Chciał zostawić po sobie znak, pozostawił niesmak i bliznę na zabytkowych ruinach liczących ponad 2 tys. lat. Włoskim karabinierom udało się zatrzymać turystę z Wielkiej Brytanii, który wyrył inicjały swoje i swoich córek na murze Domu Westalek w rzymskich Pompejach.

Turysta z Wielkiej Brytanii w środę wyrył inicjały swoje oraz swoich córek na murze Domu Westalek w parku archeologicznym w Pompejach na południu Włoch. Karabinierom, którzy go zatrzymali, powiedział, że chciał "pozostawić swój znak" po wizycie w ruinach antycznego miasta.

Lokalny portal Napoli Today podał, że 37-letniego mężczyznę przyłapali na gorącym uczynku pracownicy ochrony, którzy wezwali karabinierów, widząc, że turysta zdążył wyryć ostrym przedmiotem przy wejściu trzy inicjały, datę 7 sierpnia 2024 roku oraz napis "MYLAW".

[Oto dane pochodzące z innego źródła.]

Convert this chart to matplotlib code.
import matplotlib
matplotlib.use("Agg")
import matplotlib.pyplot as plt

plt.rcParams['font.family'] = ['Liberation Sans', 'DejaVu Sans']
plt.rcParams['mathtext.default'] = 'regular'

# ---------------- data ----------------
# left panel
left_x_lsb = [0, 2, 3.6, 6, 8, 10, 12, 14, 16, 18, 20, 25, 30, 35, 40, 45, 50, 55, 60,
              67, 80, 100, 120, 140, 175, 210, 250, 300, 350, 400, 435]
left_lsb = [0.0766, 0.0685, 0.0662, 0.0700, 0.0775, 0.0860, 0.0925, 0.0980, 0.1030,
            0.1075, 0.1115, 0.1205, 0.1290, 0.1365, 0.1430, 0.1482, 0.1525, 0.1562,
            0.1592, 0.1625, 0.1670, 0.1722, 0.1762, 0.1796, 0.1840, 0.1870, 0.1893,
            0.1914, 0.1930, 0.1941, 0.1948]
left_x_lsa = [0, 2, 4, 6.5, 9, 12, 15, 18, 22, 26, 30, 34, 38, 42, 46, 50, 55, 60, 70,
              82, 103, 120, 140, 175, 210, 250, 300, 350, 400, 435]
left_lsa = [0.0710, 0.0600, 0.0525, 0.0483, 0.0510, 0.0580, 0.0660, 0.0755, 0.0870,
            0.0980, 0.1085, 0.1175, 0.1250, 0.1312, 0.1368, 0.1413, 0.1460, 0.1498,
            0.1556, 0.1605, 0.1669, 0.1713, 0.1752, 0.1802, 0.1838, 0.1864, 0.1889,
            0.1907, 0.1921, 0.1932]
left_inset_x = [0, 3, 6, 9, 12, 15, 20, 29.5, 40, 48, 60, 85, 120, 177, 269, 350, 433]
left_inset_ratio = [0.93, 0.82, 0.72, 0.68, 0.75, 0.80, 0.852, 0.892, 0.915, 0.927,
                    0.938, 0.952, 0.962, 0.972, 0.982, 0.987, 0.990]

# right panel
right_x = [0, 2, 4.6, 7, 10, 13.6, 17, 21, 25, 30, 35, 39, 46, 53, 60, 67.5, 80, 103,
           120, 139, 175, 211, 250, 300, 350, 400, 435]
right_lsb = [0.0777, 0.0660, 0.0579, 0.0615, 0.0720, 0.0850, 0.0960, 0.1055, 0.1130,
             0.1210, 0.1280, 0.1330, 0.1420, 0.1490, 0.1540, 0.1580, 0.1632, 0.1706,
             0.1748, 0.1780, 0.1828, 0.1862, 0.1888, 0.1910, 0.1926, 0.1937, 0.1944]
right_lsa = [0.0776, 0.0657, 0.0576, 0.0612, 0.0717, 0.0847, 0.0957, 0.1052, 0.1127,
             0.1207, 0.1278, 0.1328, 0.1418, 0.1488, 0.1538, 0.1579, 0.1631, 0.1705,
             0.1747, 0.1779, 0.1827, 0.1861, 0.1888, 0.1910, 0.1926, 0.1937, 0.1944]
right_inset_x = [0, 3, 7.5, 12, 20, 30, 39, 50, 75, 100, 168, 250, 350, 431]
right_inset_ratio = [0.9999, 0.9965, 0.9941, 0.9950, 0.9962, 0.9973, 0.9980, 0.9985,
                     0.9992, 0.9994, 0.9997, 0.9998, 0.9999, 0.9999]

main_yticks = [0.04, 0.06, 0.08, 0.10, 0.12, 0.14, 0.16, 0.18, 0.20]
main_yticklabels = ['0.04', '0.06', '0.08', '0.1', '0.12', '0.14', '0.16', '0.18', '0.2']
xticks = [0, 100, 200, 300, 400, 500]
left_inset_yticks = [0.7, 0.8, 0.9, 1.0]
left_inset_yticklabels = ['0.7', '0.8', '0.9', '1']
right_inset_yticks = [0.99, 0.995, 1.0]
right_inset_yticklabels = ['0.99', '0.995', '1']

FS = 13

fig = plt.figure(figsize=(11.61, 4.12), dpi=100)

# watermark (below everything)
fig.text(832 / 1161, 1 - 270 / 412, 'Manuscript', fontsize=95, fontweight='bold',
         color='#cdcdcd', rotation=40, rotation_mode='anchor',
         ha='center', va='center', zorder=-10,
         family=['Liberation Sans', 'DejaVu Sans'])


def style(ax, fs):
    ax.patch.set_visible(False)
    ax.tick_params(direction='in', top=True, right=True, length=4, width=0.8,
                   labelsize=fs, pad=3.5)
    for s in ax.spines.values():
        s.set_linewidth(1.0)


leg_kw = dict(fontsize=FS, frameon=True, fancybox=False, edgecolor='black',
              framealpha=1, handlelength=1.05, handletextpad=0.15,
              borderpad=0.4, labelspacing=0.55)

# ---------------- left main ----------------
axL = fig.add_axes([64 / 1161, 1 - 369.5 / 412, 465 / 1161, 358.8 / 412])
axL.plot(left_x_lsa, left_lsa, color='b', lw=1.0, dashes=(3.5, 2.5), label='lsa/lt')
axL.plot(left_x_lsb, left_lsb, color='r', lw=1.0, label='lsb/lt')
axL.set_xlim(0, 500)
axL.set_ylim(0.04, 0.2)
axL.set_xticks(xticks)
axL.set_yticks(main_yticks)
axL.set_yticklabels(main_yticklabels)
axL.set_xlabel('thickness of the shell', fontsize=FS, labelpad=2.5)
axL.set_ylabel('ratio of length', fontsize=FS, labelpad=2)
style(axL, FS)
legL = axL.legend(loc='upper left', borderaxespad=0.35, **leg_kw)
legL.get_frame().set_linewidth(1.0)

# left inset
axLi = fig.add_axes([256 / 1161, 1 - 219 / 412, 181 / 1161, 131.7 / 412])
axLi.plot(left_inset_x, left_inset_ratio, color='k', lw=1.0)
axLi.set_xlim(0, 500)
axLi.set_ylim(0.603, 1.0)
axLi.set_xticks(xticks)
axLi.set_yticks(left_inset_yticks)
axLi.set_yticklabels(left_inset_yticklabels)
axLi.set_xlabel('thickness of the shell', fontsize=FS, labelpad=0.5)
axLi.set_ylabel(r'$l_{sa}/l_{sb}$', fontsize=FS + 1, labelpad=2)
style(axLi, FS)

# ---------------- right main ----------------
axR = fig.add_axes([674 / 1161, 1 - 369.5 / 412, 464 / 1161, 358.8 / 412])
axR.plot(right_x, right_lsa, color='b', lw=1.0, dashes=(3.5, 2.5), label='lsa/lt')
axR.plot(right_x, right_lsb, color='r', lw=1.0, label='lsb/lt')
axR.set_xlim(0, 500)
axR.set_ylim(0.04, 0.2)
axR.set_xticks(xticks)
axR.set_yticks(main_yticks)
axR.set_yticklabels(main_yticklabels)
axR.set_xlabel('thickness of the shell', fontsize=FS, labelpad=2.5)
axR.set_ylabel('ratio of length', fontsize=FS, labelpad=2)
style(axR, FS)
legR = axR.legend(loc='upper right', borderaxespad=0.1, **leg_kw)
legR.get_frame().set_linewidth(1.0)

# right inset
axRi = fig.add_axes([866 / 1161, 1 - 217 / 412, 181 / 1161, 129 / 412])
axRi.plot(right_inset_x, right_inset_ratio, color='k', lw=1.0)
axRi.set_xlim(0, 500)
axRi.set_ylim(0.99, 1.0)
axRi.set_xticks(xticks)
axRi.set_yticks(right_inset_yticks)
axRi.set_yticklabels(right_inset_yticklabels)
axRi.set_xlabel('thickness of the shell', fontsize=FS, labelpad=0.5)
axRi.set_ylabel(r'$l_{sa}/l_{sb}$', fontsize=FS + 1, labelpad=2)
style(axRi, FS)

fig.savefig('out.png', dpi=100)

Wandal został zatrzymany i spisany. Zarzucono mu wyrządzenie szkód dziedzictwu artystycznemu, za co nowa ustawa przewiduje surowe kary.

Turysta przeprosił, mówiąc, że wyrył inicjały swoje i dwóch córek, by "pozostawić znak" po swojej wizycie na obszarze wykopalisk.